→ Task input

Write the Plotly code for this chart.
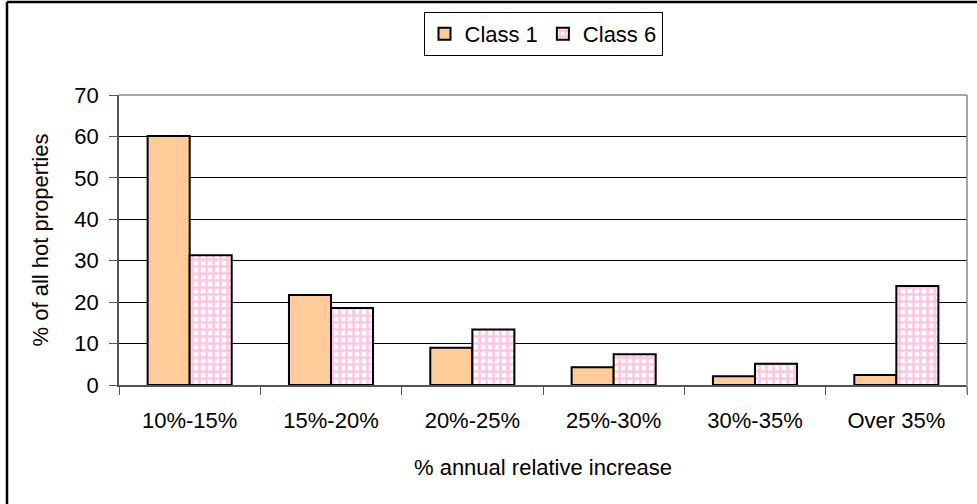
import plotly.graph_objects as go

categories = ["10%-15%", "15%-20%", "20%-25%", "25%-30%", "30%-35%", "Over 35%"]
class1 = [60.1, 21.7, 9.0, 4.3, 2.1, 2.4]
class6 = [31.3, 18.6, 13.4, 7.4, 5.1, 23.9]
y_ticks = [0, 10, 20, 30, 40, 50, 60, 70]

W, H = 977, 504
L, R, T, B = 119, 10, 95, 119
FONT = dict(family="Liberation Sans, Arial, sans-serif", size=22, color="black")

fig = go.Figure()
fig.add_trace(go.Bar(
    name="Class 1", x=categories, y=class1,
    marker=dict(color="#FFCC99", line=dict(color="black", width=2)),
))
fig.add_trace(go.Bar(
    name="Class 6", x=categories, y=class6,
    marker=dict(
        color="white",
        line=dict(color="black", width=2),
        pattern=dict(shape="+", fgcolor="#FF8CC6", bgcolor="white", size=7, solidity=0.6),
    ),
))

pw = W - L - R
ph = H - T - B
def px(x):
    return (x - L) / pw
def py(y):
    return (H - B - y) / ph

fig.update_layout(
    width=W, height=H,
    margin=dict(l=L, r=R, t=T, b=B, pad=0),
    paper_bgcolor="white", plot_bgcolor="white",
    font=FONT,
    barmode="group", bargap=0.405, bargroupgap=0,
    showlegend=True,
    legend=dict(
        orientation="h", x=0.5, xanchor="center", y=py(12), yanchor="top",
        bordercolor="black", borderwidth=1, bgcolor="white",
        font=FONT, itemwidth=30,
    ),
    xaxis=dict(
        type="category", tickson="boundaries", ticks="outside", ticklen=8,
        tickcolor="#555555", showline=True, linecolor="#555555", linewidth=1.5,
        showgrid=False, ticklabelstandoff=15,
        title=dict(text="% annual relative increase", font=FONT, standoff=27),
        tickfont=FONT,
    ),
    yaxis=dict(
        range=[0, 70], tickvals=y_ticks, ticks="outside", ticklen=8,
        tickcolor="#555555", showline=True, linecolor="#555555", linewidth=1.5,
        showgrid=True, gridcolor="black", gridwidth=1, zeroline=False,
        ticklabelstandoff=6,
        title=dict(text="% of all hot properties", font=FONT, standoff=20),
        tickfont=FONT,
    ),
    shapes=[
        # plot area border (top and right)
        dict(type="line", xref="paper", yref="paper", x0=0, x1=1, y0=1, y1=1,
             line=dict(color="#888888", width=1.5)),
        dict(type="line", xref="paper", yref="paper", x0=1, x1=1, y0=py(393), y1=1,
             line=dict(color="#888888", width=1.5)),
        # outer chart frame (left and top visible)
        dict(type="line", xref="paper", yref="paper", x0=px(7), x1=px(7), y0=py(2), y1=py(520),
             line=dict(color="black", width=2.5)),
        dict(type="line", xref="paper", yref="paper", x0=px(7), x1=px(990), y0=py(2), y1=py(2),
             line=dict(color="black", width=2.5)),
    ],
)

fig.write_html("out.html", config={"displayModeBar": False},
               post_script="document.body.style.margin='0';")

---

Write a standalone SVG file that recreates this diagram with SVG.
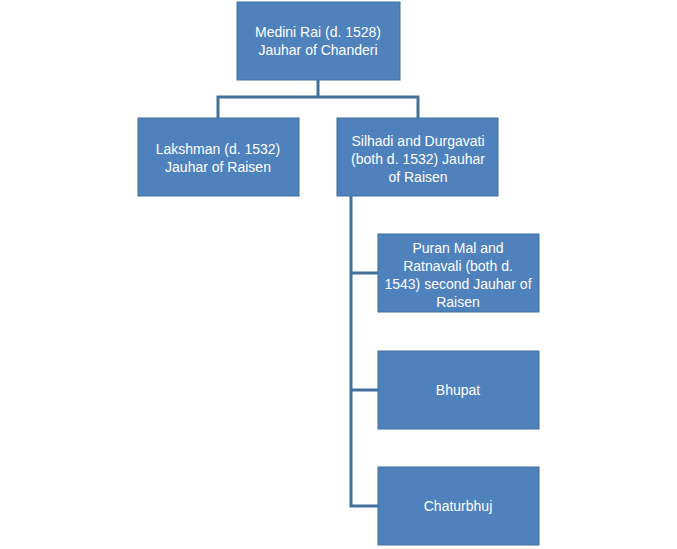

→ Problem description
Every line from the one containing "Write the Plotly code for this chart." to the one containing "y_ticks = [0, 10, 20, 30, 40, 50, 60, 70]" should be output exactly, both ends included. Nothing else goes in, and no pictures either.

→ Output for this exercise
Write the Plotly code for this chart.
import plotly.graph_objects as go

categories = ["10%-15%", "15%-20%", "20%-25%", "25%-30%", "30%-35%", "Over 35%"]
class1 = [60.1, 21.7, 9.0, 4.3, 2.1, 2.4]
class6 = [31.3, 18.6, 13.4, 7.4, 5.1, 23.9]
y_ticks = [0, 10, 20, 30, 40, 50, 60, 70]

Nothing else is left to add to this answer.